**Record list**.
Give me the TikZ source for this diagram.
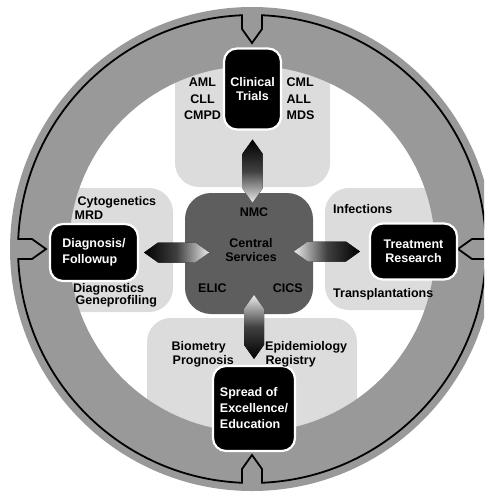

==

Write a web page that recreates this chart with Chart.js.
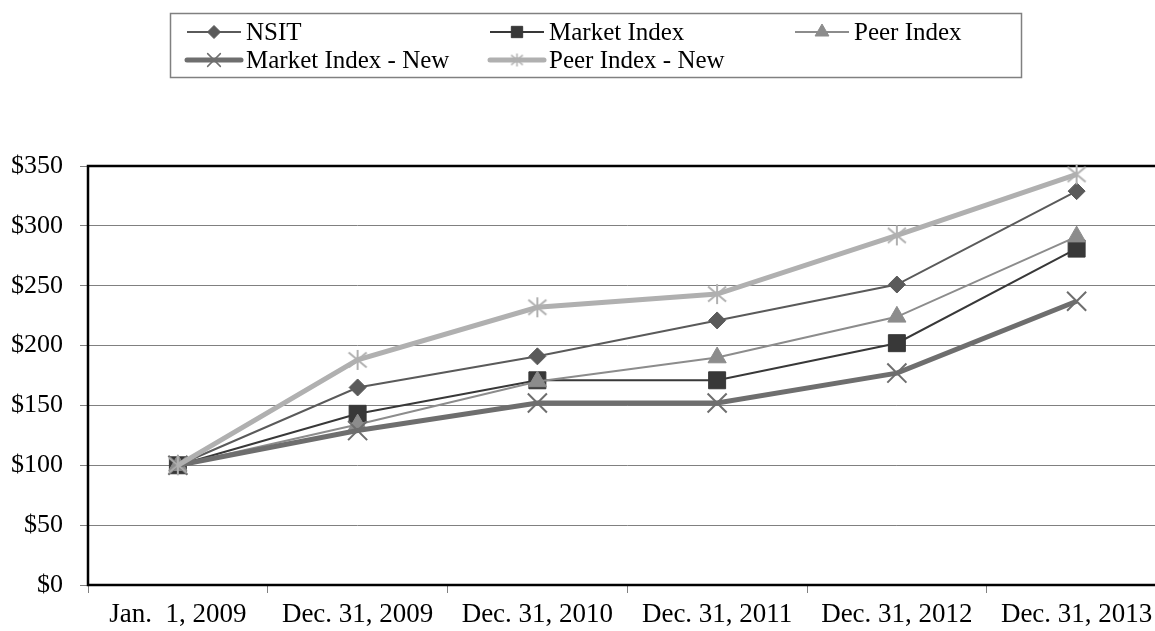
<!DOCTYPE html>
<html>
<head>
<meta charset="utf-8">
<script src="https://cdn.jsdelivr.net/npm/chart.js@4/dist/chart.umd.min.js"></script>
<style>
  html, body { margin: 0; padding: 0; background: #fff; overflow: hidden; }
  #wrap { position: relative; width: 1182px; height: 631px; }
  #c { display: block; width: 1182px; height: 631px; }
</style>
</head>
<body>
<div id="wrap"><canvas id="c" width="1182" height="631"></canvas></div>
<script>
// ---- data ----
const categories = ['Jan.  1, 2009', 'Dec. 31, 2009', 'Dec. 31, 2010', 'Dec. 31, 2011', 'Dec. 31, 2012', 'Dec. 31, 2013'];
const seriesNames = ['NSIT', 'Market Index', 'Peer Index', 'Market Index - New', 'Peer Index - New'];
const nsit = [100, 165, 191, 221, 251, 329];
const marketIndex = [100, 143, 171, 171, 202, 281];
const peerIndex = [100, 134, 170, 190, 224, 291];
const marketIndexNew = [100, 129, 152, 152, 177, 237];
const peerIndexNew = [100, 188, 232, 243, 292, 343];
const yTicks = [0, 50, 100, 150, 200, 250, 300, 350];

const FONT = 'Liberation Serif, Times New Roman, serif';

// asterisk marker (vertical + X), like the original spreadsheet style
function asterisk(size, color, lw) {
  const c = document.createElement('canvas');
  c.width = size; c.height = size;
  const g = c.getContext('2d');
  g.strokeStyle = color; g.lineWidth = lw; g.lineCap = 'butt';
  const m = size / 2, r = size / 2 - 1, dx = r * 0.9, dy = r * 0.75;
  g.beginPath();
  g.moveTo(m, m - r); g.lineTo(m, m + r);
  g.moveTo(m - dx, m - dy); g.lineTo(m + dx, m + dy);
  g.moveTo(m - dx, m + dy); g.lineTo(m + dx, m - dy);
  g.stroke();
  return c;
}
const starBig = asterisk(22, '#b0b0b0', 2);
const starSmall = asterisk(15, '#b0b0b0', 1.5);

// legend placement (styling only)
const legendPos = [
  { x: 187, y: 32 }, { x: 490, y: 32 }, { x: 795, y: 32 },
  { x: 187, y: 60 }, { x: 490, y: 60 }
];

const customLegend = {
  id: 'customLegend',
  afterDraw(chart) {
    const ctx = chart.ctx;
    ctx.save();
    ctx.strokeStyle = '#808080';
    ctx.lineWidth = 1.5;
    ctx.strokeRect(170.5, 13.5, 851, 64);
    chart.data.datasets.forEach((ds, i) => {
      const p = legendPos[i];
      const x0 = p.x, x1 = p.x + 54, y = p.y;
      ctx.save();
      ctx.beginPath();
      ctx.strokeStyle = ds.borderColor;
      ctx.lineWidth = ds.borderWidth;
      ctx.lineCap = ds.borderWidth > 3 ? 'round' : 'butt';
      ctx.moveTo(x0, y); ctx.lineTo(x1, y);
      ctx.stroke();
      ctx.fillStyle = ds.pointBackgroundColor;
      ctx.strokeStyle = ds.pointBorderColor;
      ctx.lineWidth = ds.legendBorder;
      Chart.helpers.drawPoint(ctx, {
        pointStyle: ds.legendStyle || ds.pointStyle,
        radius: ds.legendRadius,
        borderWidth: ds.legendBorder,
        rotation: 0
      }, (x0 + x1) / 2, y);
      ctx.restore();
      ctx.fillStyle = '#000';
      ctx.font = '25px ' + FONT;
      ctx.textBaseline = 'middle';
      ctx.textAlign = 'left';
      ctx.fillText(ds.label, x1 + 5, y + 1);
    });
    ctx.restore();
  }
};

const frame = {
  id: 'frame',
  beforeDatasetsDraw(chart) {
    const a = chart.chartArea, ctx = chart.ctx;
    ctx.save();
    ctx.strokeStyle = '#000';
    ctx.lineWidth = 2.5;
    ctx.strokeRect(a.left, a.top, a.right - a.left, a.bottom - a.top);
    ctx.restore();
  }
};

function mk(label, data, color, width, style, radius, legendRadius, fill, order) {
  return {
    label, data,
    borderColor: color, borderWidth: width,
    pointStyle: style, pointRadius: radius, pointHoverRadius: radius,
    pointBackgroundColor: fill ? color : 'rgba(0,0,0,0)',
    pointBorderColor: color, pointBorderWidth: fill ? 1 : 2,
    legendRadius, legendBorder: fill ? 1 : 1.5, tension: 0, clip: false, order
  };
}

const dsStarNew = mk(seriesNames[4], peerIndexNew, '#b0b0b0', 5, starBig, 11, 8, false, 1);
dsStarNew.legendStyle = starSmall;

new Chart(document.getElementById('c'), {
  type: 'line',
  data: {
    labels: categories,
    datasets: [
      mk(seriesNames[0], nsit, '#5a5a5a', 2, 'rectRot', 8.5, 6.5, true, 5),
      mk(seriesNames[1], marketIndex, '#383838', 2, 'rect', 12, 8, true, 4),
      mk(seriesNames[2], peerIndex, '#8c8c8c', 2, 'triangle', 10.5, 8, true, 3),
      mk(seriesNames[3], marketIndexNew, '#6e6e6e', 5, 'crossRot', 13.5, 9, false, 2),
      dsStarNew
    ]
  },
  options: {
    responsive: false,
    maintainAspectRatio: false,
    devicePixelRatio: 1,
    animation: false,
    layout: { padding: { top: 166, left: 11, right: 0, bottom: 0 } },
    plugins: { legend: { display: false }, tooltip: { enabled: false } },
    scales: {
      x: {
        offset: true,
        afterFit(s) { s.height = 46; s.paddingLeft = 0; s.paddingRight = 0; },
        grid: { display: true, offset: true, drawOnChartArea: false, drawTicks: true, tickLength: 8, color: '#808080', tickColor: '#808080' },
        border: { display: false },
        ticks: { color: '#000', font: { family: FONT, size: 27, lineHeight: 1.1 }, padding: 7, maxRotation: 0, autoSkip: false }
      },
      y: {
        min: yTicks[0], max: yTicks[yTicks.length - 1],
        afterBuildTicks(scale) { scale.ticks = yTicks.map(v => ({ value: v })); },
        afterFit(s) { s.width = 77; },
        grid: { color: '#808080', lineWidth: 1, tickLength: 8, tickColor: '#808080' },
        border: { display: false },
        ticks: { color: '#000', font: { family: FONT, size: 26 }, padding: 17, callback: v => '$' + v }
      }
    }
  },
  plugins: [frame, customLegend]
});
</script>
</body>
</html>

**Task goal**.
Both the line with "Write a web" and the line with "const yTicks = [0, 50, 100, 150, 200, 250, 300, 350];" belong in the copy, along with every line between them; set them down exactly and skip the pictures.

**Complete answer**.
Write a web page that recreates this chart with Chart.js.
<!DOCTYPE html>
<html>
<head>
<meta charset="utf-8">
<script src="https://cdn.jsdelivr.net/npm/chart.js@4/dist/chart.umd.min.js"></script>
<style>
  html, body { margin: 0; padding: 0; background: #fff; overflow: hidden; }
  #wrap { position: relative; width: 1182px; height: 631px; }
  #c { display: block; width: 1182px; height: 631px; }
</style>
</head>
<body>
<div id="wrap"><canvas id="c" width="1182" height="631"></canvas></div>
<script>
// ---- data ----
const categories = ['Jan.  1, 2009', 'Dec. 31, 2009', 'Dec. 31, 2010', 'Dec. 31, 2011', 'Dec. 31, 2012', 'Dec. 31, 2013'];
const seriesNames = ['NSIT', 'Market Index', 'Peer Index', 'Market Index - New', 'Peer Index - New'];
const nsit = [100, 165, 191, 221, 251, 329];
const marketIndex = [100, 143, 171, 171, 202, 281];
const peerIndex = [100, 134, 170, 190, 224, 291];
const marketIndexNew = [100, 129, 152, 152, 177, 237];
const peerIndexNew = [100, 188, 232, 243, 292, 343];
const yTicks = [0, 50, 100, 150, 200, 250, 300, 350];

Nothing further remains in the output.